Moreover, in terms of methodological quality, there was considerable variability among the studies. Only one study (9.1%) satisfied more than 50% of the quality criteria, indicating that most of the included studies present significant methodological limitations. Key issues identified in the lower-quality studies included a lack of blinding of assessors, insufficient justification of sample sizes, failure to control for confounding variables, and inconsistencies in the application of inclusion and exclusion criteria. These methodological shortcomings may introduce biases and affect the validity of the results, emphasizing the importance of interpreting the findings with caution.

Future studies on this topic should address key methodological limitations identified in the reviewed studies. These include the lack of sample size calculations, the absence of clear and standardized inclusion and exclusion criteria, and insufficient control for confounding variables. For instance, variables such as age, working hours, years of employment, and experience with night shifts should be systematically recorded and adjusted for in analyses to minimize bias and enhance the reliability of findings. Incorporating these elements would improve study rigor and facilitate more robust comparisons across different contexts.

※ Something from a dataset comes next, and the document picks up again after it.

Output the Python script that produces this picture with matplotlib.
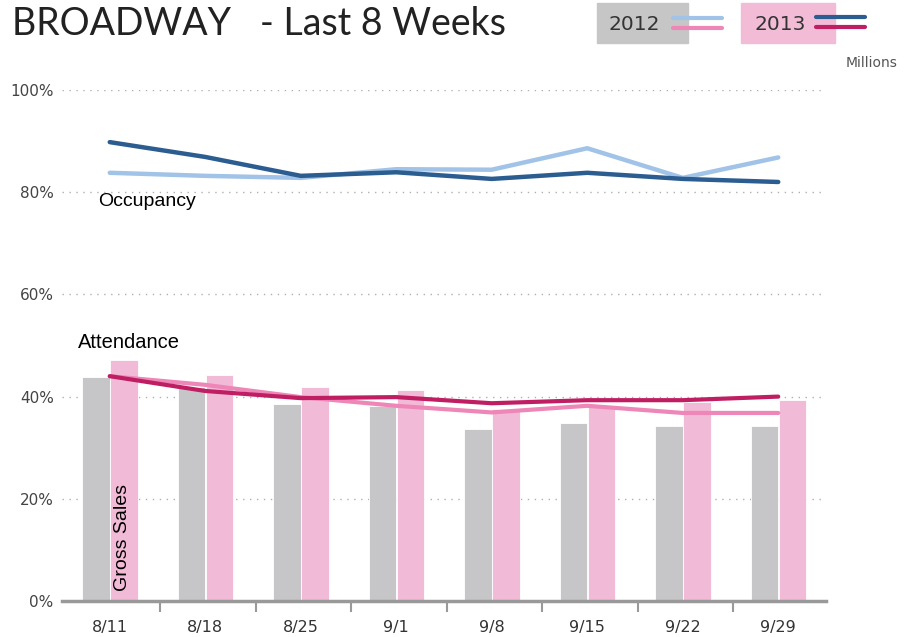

Implications for further research

The analysis conducted in this study has identified a number of factors that influence the mental health of taxi drivers, revealing specific challenges and areas for improvement. These recommendations are derived directly from the findings and aim to bridge research and practice. On a scientific level, more research is needed to assess the health of taxi drivers in underrepresented regions and to expand the concept of mental health beyond depression, stress, and anxiety, providing a more comprehensive understanding of their health and associated factors. Longitudinal and prospective studies are necessary to confirm observed associations and establish causal relationships. At the policy level, addressing structural issues such as long working hours and poor working conditions is essential. This could include implementing regulations to limit working hours and promote safer working environments, as well as establishing regular medical check-up programs that include mental health assessments to enable early detection and intervention. At the individual level, our findings highlight the urgency of adopting measures to help taxi drivers manage stress and improve sleep habits. Examples include workshops on stress management, relaxation exercises, sleep hygiene education, and the creation of peer support networks, especially for immigrant drivers who often face additional cultural and social barriers. These proposals should be designed with the social, cultural, and economic realities of taxi drivers in mind, ensuring they are viable even in low-resource settings. Investing in the mental health of this occupational group represents a significant opportunity to reduce suffering, improve health outcomes, enhance quality of life, and positively impact road safety and overall community well-being (World Health Organization 2022a).